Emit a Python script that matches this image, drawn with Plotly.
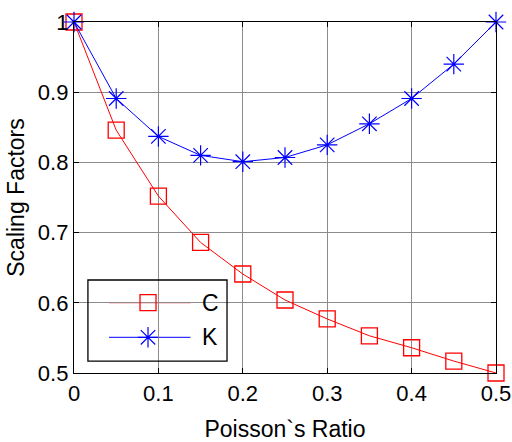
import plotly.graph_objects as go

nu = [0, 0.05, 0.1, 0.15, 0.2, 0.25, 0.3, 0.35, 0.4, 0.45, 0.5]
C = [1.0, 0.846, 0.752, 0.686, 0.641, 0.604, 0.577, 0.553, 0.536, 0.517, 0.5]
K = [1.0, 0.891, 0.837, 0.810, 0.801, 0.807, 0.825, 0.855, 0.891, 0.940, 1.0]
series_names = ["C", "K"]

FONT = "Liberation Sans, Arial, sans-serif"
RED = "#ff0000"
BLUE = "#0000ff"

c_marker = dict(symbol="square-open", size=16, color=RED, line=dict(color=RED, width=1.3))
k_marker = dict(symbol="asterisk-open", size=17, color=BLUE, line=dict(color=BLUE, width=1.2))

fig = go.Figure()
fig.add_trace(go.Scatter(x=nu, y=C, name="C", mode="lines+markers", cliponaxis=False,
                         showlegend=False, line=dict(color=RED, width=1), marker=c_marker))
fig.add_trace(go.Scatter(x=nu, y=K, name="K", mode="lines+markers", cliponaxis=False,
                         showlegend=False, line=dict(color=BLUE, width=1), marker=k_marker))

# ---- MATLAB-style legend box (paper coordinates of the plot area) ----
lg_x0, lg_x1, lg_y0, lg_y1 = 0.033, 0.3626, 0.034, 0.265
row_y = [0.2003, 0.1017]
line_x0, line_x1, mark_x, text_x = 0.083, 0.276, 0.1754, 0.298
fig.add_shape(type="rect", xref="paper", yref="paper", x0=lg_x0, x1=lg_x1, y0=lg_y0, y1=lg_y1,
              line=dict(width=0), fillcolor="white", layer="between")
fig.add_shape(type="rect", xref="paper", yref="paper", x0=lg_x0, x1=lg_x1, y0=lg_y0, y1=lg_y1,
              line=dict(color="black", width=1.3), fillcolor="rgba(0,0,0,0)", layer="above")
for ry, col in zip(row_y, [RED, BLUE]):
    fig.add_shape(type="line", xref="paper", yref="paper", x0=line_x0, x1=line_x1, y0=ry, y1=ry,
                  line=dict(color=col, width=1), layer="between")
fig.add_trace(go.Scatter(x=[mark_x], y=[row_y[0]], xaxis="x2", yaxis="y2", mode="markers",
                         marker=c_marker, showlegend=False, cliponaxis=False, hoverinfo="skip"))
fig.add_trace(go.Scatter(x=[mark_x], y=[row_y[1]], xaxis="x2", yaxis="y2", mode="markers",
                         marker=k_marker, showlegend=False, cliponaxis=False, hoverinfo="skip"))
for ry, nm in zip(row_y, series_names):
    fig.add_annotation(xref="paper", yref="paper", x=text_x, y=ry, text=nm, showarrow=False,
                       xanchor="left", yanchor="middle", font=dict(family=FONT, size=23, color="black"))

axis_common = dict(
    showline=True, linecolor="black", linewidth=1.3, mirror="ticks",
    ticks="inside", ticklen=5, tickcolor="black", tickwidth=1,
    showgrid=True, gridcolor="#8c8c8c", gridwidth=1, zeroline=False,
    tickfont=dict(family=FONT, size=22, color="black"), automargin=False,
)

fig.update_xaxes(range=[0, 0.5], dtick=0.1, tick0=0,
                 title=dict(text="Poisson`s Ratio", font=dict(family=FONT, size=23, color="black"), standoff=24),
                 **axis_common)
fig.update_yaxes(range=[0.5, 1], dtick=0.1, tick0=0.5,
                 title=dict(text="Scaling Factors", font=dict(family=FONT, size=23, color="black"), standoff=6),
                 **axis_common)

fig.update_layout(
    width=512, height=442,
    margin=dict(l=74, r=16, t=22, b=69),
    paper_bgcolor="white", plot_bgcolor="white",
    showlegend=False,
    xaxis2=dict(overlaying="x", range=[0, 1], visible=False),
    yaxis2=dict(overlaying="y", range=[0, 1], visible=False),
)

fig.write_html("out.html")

# # #

● Task statement: Would you reproduce the lines above, from the very first through the line containing "import plotly.graph_objects as go", exactly and without the pictures?

● Task response:
Emit a Python script that matches this image, drawn with Plotly.
import plotly.graph_objects as go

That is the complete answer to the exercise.